Senate Commerce, Justice, Science Appropriations Subcommittee Chair Barbara Mikulski (D-MD) and Ranking Minority Member Richard Shelby (R-AL) expressed great interest in the testimony of John Frost at last week’s hearing on the Obama Administration’s new space exploration policy. Frost is a member of NASA’s Aerospace Safety Advisory Panel (ASAP.) Senators at this hearing spoke repeatedly of the high priority they gave to astronaut safety issues. “When it comes to the space program, we are a bipartisan group” said Mikulski.
The panel was established in 1968 following the Apollo 1 fire. As an independent, senior advisory committee within NASA, the panel, according to its description of duties, “shall advise the NASA Administrator and the Congress with respect to the hazards of proposed or existing facilities and proposed operations with respect to the adequacy of proposed or existing safety standards, and with respect to management and culture related to safety.” The eight-member panel is chaired by Vice Admiral Joe Dyer USN, (Ret).
Senators had earlier received testimony from NASA Administrator Charles Bolden about the Administration’s new policy. Frost told the senators “we don’t have a dog in this fight.” His 4 ½ pages of written testimony summarized a report submitted to Congress in 2009. Excerpts from his written testimony follow:
Space Shuttle Life Span:
“In view of the inherent hazards of the basic Shuttle multifunction design, the age of some critical subsystems, and the need to recertify the fleet as identified by the Columbia Accident Investigation Board, the panel believes that the life of the space shuttle should not be extended significantly beyond completion of its current manifest. To do otherwise would require funding the substantial efforts required to ensure that life extension vulnerabilities are identified and corrected in a timely manner. Additionally, the inherent risk of continuing to operate this system would have to be accepted by the Nation’s leaders.”

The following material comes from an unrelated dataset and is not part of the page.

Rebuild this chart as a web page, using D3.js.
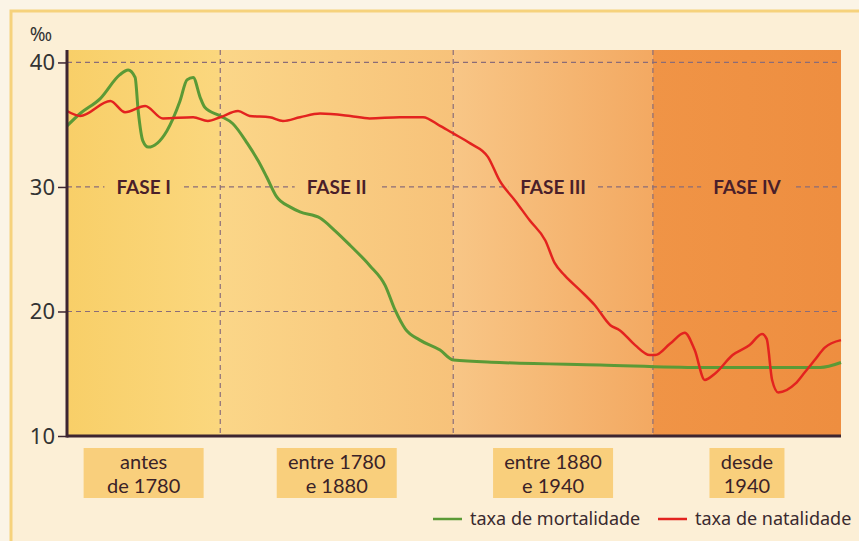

Follow-on to Shuttle - Ares 1 Vehicle:
“We found that the Ares 1 vehicle has been optimized for crew safety since its inception. Because of fundamental vehicle architecture choices made at its concept stage, the widespread use of heritage-based subsystems with proven track records and the intense involvement of experienced NASA space design professionals serving as the system integrators, the ASAP believes the Ares1/Orion offer a high degree of inherent safety. In fact, they are being designed to provide a ten-fold improvement over the safety of existing vehicles. In our opinion, space vehicle safety simply cannot be taken as ‘a given’ as some would like to be the case. As we stated in our 2009 report to Congress, ‘To abandon Ares 1 as baseline vehicle for an alternative without demonstrated capability nor proven superiority, or even equivalence, is unwise and probably not cost-effective.’”
Follow-on to Shuttle - Commercial Providers:
“We are aware of course that several commercial entities hope to provide safe, low-cost access to Low Earth Orbit in the not too distant future. We have not evaluated their proposals and cannot comment on their eventual safety; however we must point out that NASA has not yet established any safety requirements for commercial providers. Even more importantly, the Agency has not yet established a process that can provide the right mix of insight and oversight to ensure the safety of NASA astronauts traveling in these vehicles. The safety of potential commercial providers cannot be evaluated until key safety requirements, such as the acceptable risk level for Loss of Crew, are established and proposed designs are evaluated against them. While progress is now being made on establishing these requirements and processes, it is too early to tell if the commercial options that are contemplated can eventually be deemed safe enough for our astronauts.”
Follow-on to Shuttle - The Bottom Line:
“Our bottom line recommendation is not to abandon the well-established progress made on the Program of Record in favor of an alternative, until such time that it is determined that the alternative provides equal or better safety for our astronauts.”
“If a major change in the future roles and missions of these NASA workers is the path chosen, it is imperative that a new transition plan be developed quickly, clearly showing these workers their place in the new vision. The turmoil created by uncertainty can result in loss of key personnel which presents obvious safety concerns.”
Resources and Schedules:
“. . . resources and schedules provided to NASA must be consistent with whatever mission they are assigned. Asking NASA to attempt too much, too fast, with too little can only lead to danger and disappointment.”